While I personally no longer use Emacs (instead relying on an IDE), I will say that while Emacs is quite complex, you need only know a small subset to make it useful and fun. I will also say that I've never "screamed at Emacs", whereas I scream at my IDE all the time. Yes, Emacs was doing less than what my IDE was doing, but I am seriously getting to the point that it might be worth my time to go back to it, and stop the screaming.
I just get this sense that Emacs is more "deterministic" than my IDE which likes to go traipsing off in to lala land every now and then, or require a restart, or whatever.
I've never personally crashed Emacs (which some will say means I'm not using it hard enough...)
Basic text editing with emacs is no more complicated than doing the same with Notepad. Just use it like it's notepad, but as you explore the menus, take note of the keyboard shortucts. Slowly you'll start to pick up things. When you want to do something and you don't know how, there's help available as a pulldown from menus, just like with other editors.
I guess the only "trick" I'd suggest is that after you open up a file for editing, try ctrl-h m to pull up a list of the keyboard bindings that work in that buffer's mode.
My advice is:
Learn the very basics (how to type, save a document, turn on syntax highlighting, maybe copy and paste). You can look up how to do these online (google "emacs tutorial" maybe)
Start using it.
Whenever you wish you knew how to do something, then look up how to do it. You might have to look the same thing up 3-4 times before you get it, but then you will learn it.
Keep doing this. It'll be annoying at first, but then you'll get used to it, and then you might even enjoy using it!
(DISCLAIMER: Personally I just use another editor).
Turn on icomplete-mode and you will often see functions that look useful when poking around.
(icomplete-mode t)
In your .emacs file.
C-h f will let you look up the docstring for a function, and C-h v will do the same for a variable. With icomplete, this is great for exploring.
As you learn basics like key commands, make your own cheat sheet. Of course find and plunder existing cheat sheets, but be sure to make your own and categorise the shortcuts / key bindings to groups that make sense to you. This will help you learn the basics and retain the memory.

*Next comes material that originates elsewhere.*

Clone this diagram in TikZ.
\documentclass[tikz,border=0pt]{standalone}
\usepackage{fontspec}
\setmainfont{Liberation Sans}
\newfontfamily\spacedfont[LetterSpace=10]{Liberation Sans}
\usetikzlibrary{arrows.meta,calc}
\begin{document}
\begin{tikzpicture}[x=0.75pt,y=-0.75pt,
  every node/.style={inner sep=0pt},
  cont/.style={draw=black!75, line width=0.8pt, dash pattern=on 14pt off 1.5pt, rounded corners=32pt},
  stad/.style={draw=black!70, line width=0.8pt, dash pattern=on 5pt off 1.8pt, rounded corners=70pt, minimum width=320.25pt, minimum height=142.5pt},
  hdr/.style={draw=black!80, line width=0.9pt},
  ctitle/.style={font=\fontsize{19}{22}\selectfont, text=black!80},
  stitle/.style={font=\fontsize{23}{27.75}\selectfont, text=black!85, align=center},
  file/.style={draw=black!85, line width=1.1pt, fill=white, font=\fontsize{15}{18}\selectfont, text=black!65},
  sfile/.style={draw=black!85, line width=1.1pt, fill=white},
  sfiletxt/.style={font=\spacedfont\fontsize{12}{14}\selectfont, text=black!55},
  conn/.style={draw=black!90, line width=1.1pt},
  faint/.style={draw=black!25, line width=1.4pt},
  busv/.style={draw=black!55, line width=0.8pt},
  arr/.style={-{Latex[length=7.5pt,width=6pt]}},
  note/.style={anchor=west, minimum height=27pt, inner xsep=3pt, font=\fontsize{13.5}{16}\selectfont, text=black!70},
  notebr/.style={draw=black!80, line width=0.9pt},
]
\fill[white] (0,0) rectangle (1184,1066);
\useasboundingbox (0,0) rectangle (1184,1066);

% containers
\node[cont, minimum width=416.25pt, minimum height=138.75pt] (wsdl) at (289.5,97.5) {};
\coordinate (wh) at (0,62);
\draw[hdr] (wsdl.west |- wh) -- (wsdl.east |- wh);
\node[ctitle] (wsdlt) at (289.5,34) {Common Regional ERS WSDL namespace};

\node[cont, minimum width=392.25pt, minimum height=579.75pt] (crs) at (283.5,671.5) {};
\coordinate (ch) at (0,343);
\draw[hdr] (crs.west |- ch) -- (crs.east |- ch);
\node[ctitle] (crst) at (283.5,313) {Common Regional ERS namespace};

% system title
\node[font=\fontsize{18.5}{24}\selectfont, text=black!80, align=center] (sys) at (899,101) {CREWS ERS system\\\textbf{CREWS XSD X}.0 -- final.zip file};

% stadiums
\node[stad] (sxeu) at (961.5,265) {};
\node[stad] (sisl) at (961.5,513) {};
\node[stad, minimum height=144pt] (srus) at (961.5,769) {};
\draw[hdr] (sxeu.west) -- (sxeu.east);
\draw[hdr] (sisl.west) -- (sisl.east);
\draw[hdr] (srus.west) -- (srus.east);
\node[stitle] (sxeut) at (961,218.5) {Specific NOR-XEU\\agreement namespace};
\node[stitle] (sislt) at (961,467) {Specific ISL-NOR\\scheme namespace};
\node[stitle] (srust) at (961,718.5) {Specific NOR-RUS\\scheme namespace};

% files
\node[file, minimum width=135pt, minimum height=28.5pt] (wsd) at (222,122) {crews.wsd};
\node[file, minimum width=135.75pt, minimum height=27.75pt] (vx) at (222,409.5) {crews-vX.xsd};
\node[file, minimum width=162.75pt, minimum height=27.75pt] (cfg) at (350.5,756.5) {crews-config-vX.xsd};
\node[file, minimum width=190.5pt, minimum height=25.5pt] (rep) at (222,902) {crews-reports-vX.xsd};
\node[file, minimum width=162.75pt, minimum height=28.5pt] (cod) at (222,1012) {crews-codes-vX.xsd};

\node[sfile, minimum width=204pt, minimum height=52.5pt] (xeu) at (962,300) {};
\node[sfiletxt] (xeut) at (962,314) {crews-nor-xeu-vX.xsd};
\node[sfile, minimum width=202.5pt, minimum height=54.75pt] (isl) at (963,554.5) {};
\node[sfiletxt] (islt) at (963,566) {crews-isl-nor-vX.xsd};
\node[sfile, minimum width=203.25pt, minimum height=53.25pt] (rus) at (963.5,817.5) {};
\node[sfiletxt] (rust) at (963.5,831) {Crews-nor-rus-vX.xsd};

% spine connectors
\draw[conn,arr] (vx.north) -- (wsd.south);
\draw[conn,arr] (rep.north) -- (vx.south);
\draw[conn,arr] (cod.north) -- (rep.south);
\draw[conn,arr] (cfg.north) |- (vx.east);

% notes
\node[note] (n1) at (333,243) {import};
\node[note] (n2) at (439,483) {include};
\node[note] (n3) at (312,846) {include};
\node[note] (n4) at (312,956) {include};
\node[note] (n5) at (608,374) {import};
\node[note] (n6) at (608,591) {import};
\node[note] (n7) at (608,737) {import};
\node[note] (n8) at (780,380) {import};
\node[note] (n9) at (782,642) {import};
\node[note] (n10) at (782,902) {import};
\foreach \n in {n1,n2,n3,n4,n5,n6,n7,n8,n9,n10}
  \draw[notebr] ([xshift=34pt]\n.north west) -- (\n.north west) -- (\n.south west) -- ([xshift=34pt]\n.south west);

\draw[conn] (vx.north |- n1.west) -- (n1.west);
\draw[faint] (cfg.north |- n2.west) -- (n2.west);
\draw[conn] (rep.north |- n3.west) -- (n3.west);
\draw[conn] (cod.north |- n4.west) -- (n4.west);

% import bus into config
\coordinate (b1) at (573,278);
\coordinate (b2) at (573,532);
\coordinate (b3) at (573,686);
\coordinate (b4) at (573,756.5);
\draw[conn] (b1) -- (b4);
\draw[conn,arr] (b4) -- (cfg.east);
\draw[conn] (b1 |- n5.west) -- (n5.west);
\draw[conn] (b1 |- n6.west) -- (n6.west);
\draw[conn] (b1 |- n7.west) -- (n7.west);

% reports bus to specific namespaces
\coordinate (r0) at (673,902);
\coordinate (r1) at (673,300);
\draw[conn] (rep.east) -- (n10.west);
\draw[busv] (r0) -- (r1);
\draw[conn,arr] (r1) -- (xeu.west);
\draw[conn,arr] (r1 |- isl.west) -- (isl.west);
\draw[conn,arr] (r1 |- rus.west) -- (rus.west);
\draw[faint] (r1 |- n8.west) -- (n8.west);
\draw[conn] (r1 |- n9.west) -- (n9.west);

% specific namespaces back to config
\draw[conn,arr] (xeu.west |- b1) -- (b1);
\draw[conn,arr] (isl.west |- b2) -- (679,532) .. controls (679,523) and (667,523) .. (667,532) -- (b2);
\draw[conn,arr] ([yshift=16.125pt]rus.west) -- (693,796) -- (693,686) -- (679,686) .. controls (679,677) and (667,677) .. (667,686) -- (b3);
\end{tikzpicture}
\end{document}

Aim to customize Emacs into the editor you want, this is the single biggest advantage to using Emacs, and it will help you learn about all it's features and how it's extended.
Be glad that, relatively speaking, learning Emacs is much easier thanks to the community here on SO and other places like EmacsWiki. :)
Work from this point onward... a) Key bindings and customize. b) Macros and the macro editor. c) Elisp and your own custom libraries.
It's also worth noting that setting Emacs up to work like a more modern App, can be painful, you will need to do things like run the emacs server, and use the emacs client.
Thankfully (re: 3) there is a lot of help available on the net, but if you have direct access to a seasoned Emacs user, consider yourself lucky.